* **Work to be completed**
Print the full listing exactly.

>> Start

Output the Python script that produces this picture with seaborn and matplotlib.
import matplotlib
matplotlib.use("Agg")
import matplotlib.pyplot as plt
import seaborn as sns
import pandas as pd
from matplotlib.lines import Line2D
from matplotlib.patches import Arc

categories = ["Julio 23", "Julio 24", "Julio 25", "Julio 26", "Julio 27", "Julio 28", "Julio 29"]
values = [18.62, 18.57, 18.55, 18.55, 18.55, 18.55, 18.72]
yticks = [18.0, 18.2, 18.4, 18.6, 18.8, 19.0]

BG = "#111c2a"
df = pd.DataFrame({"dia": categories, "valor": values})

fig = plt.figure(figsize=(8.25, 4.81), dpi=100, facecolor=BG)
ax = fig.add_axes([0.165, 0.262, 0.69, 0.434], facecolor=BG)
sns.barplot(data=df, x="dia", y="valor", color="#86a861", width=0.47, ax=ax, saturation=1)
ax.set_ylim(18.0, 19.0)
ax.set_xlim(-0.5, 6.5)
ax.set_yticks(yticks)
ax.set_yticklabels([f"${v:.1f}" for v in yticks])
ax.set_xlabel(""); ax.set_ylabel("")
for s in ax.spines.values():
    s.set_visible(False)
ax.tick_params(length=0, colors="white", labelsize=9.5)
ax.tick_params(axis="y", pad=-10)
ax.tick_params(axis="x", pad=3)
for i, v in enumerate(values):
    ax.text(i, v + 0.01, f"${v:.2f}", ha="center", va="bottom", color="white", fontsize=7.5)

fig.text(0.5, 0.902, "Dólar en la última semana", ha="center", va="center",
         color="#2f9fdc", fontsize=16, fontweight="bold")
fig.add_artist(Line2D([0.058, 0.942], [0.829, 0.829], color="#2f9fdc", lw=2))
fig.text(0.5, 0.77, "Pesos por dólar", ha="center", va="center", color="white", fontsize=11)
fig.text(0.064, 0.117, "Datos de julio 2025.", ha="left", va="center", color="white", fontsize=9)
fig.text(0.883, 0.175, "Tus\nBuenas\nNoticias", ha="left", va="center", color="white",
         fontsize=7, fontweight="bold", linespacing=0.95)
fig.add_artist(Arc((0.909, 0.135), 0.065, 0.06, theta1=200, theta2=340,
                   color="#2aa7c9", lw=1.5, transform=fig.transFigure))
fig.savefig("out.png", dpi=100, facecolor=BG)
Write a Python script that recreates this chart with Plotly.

>> End

* **Answer to the problem**
Output the Python script that produces this picture with seaborn and matplotlib.
import matplotlib
matplotlib.use("Agg")
import matplotlib.pyplot as plt
import seaborn as sns
import pandas as pd
from matplotlib.lines import Line2D
from matplotlib.patches import Arc

categories = ["Julio 23", "Julio 24", "Julio 25", "Julio 26", "Julio 27", "Julio 28", "Julio 29"]
values = [18.62, 18.57, 18.55, 18.55, 18.55, 18.55, 18.72]
yticks = [18.0, 18.2, 18.4, 18.6, 18.8, 19.0]

BG = "#111c2a"
df = pd.DataFrame({"dia": categories, "valor": values})

fig = plt.figure(figsize=(8.25, 4.81), dpi=100, facecolor=BG)
ax = fig.add_axes([0.165, 0.262, 0.69, 0.434], facecolor=BG)
sns.barplot(data=df, x="dia", y="valor", color="#86a861", width=0.47, ax=ax, saturation=1)
ax.set_ylim(18.0, 19.0)
ax.set_xlim(-0.5, 6.5)
ax.set_yticks(yticks)
ax.set_yticklabels([f"${v:.1f}" for v in yticks])
ax.set_xlabel(""); ax.set_ylabel("")
for s in ax.spines.values():
    s.set_visible(False)
ax.tick_params(length=0, colors="white", labelsize=9.5)
ax.tick_params(axis="y", pad=-10)
ax.tick_params(axis="x", pad=3)
for i, v in enumerate(values):
    ax.text(i, v + 0.01, f"${v:.2f}", ha="center", va="bottom", color="white", fontsize=7.5)

fig.text(0.5, 0.902, "Dólar en la última semana", ha="center", va="center",
         color="#2f9fdc", fontsize=16, fontweight="bold")
fig.add_artist(Line2D([0.058, 0.942], [0.829, 0.829], color="#2f9fdc", lw=2))
fig.text(0.5, 0.77, "Pesos por dólar", ha="center", va="center", color="white", fontsize=11)
fig.text(0.064, 0.117, "Datos de julio 2025.", ha="left", va="center", color="white", fontsize=9)
fig.text(0.883, 0.175, "Tus\nBuenas\nNoticias", ha="left", va="center", color="white",
         fontsize=7, fontweight="bold", linespacing=0.95)
fig.add_artist(Arc((0.909, 0.135), 0.065, 0.06, theta1=200, theta2=340,
                   color="#2aa7c9", lw=1.5, transform=fig.transFigure))
fig.savefig("out.png", dpi=100, facecolor=BG)
Write a Python script that recreates this chart with Plotly.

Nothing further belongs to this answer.